White House CLARITY Act talks progress; stablecoin yield dispute blocks deal
At the latest White House meeting on the CLARITY Act, bankers and crypto policy experts narrowed differences but left the central dispute over stablecoin idle yield unresolved, according to CoinDesk. The session was described as constructive, though participants did not reach a final compromise.
Idle yield refers to rewards or returns paid on stablecoin balances that are not otherwise deployed, functioning economically like deposit interest in some designs. Decrypt has reported that banks, particularly smaller lenders, see such features as potential threats to their deposit base, while crypto firms view rewards as integral to product competition.
Another round of negotiations is underway at the White House between a small group of banking and digital-asset stakeholders, as reported by Investor’s Business Daily. With market-structure gaps still open, attention remains on whether a focused solution on stablecoin yields can unlock a broader deal.

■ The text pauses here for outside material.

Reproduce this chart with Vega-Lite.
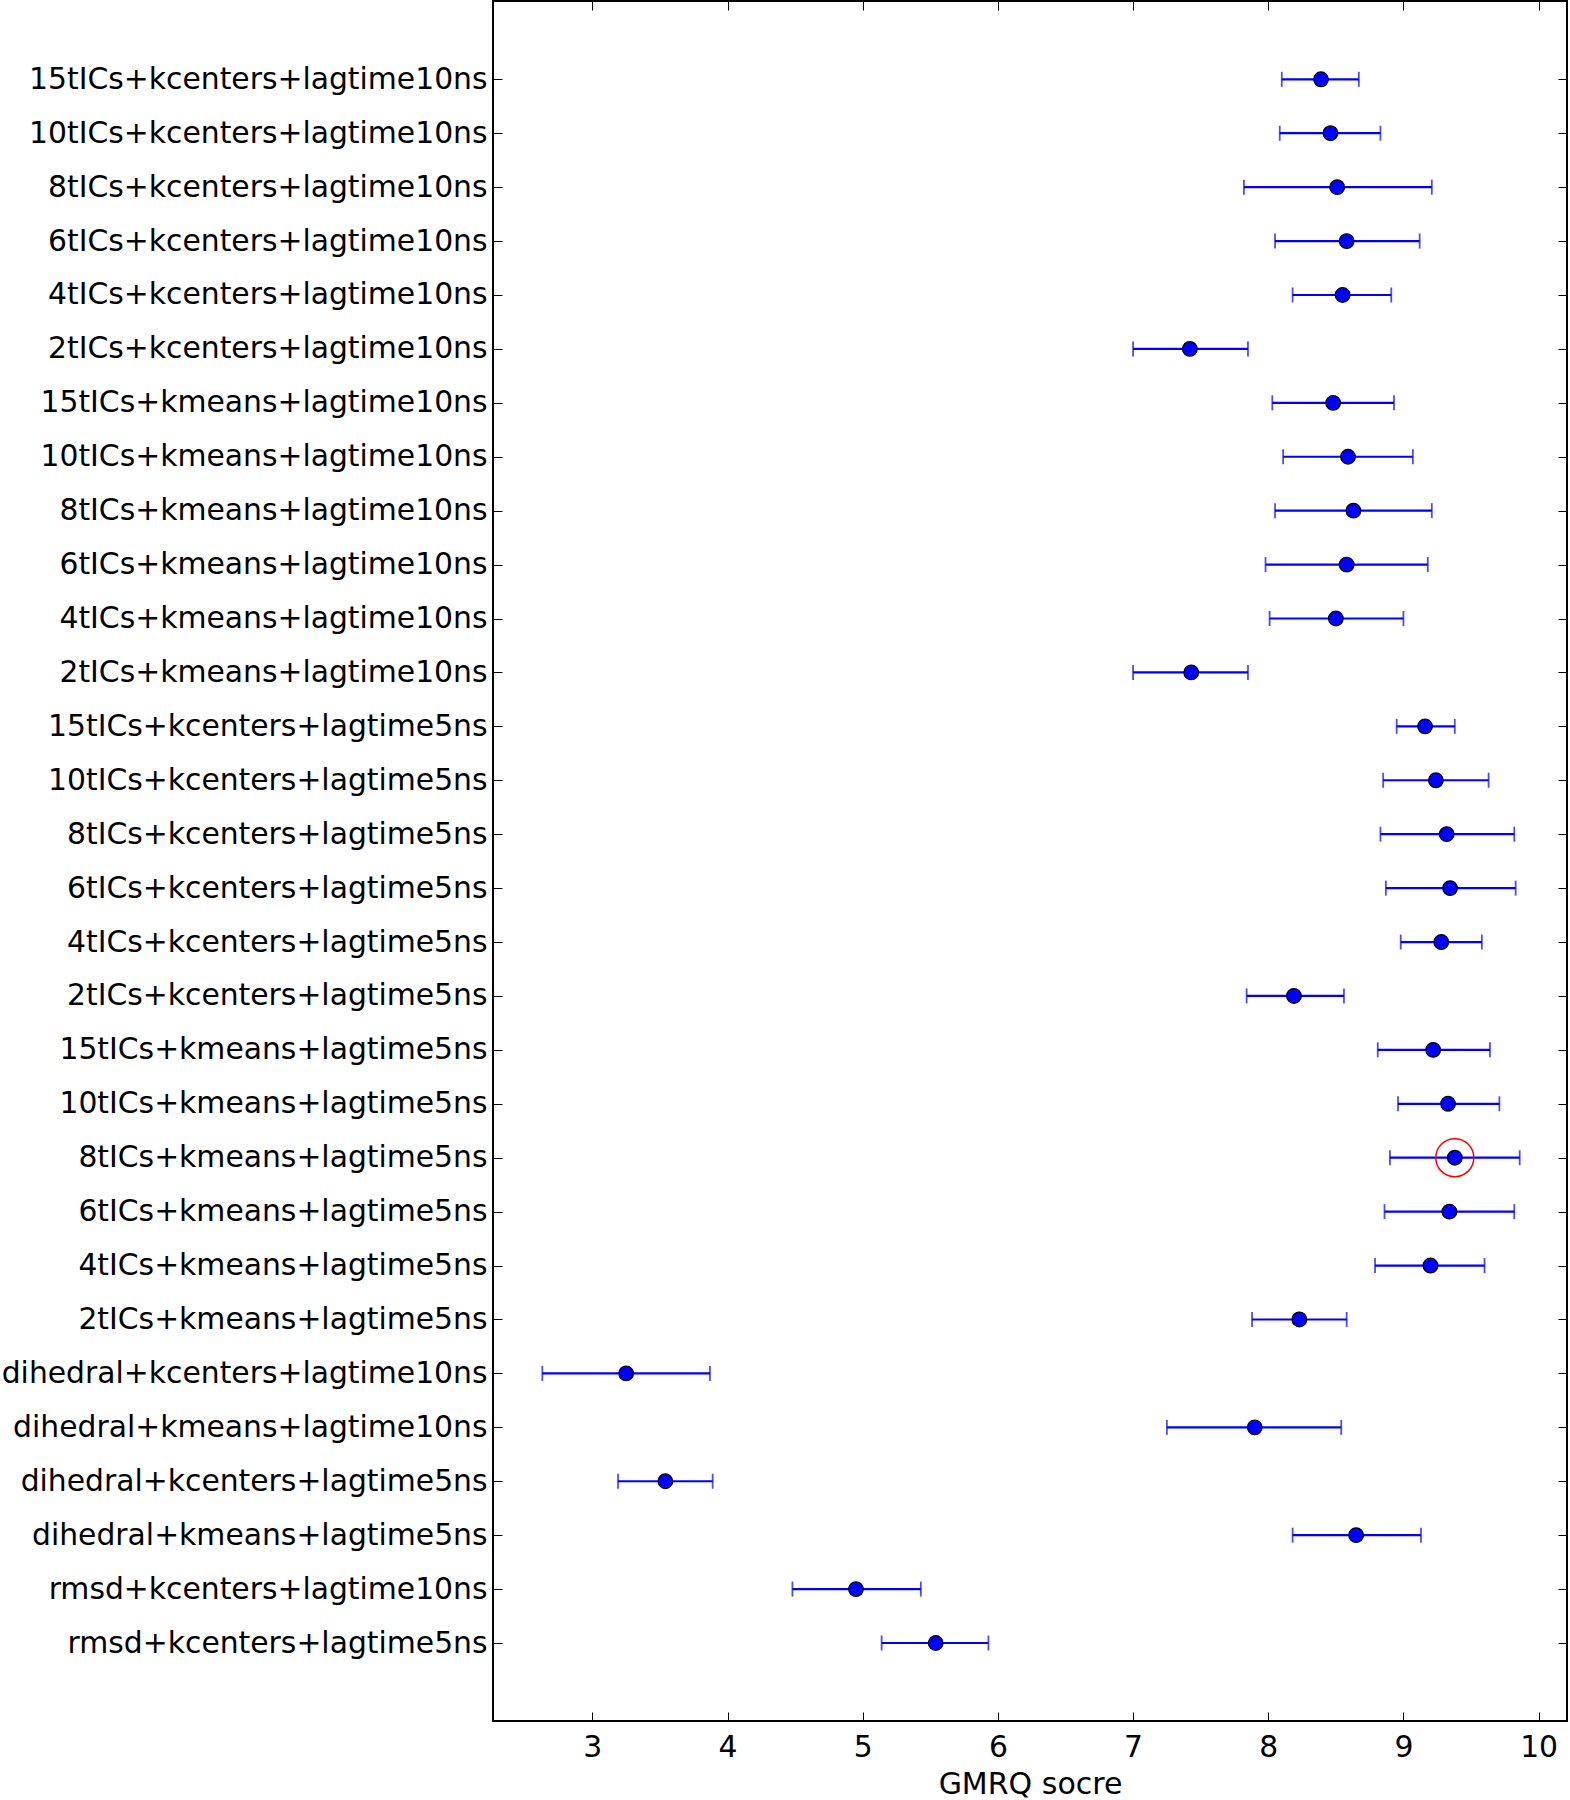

Citi analysts have identified stablecoin rewards and DeFi definitions as the principal sticking points and have floated compromise options such as time‑limited yields or alternative incentive mechanisms. Those ideas appear designed to address banks’ deposit concerns without banning all forms of consumer rewards.
How the CLARITY Act splits SEC vs CFTC oversight, including DeFi
On market structure, Cointelegraph has outlined proposals that would give the Commodity Futures Trading Commission a central role over digital commodities and related intermediaries, while the Securities and Exchange Commission would continue to police securities and tokenized equities. Stablecoins are addressed separately from digital commodities in the current discussions.
Definitions for decentralized finance have been a flashpoint, with industry leaders warning that overly broad or subjective tests for control could pull open-source or automated protocols into the securities perimeter, according to Crypto Valley Journal. Precision on who is an intermediary, and when, remains a key drafting challenge linked to the SEC–CFTC split.
What it means for banks, community banks, and institutional adoption
For banks, the unresolved stablecoin‑yield question is fundamentally about deposit‑like returns migrating to nonbank platforms and the prudential risk that could pose to funding models. Community banks are most sensitive to this dynamic, while larger institutions weigh potential efficiencies in payments and settlement if compliant stablecoins advance.
Amid that debate, some lawmakers have pressed banks to engage rather than resist. “Banks should embrace stablecoins,” said Senator Cynthia Lummis, who chairs the Senate subcommittee on digital assets.
Policy urgency also features in the administration’s messaging. Treasury Secretary Scott Bessent has warned that enacting the CLARITY Act is important to U.S. leadership versus global competitors, while criticizing efforts that delay progress.
Institutions are watching for clear rules before scaling exposure. Benchmark’s Mark Palmer has argued the CLARITY Act could be a game changer for institutional adoption, and Goldman Sachs CEO David Solomon has said the bill still has a long way to go even as tokenization and stablecoins present meaningful innovations.
At the time of this writing, Coinbase (COIN) closed at $165.94, based on data from Yahoo Finance. Market reactions remain contingent on the legislative calendar, with further White House sessions expected before any committee markup.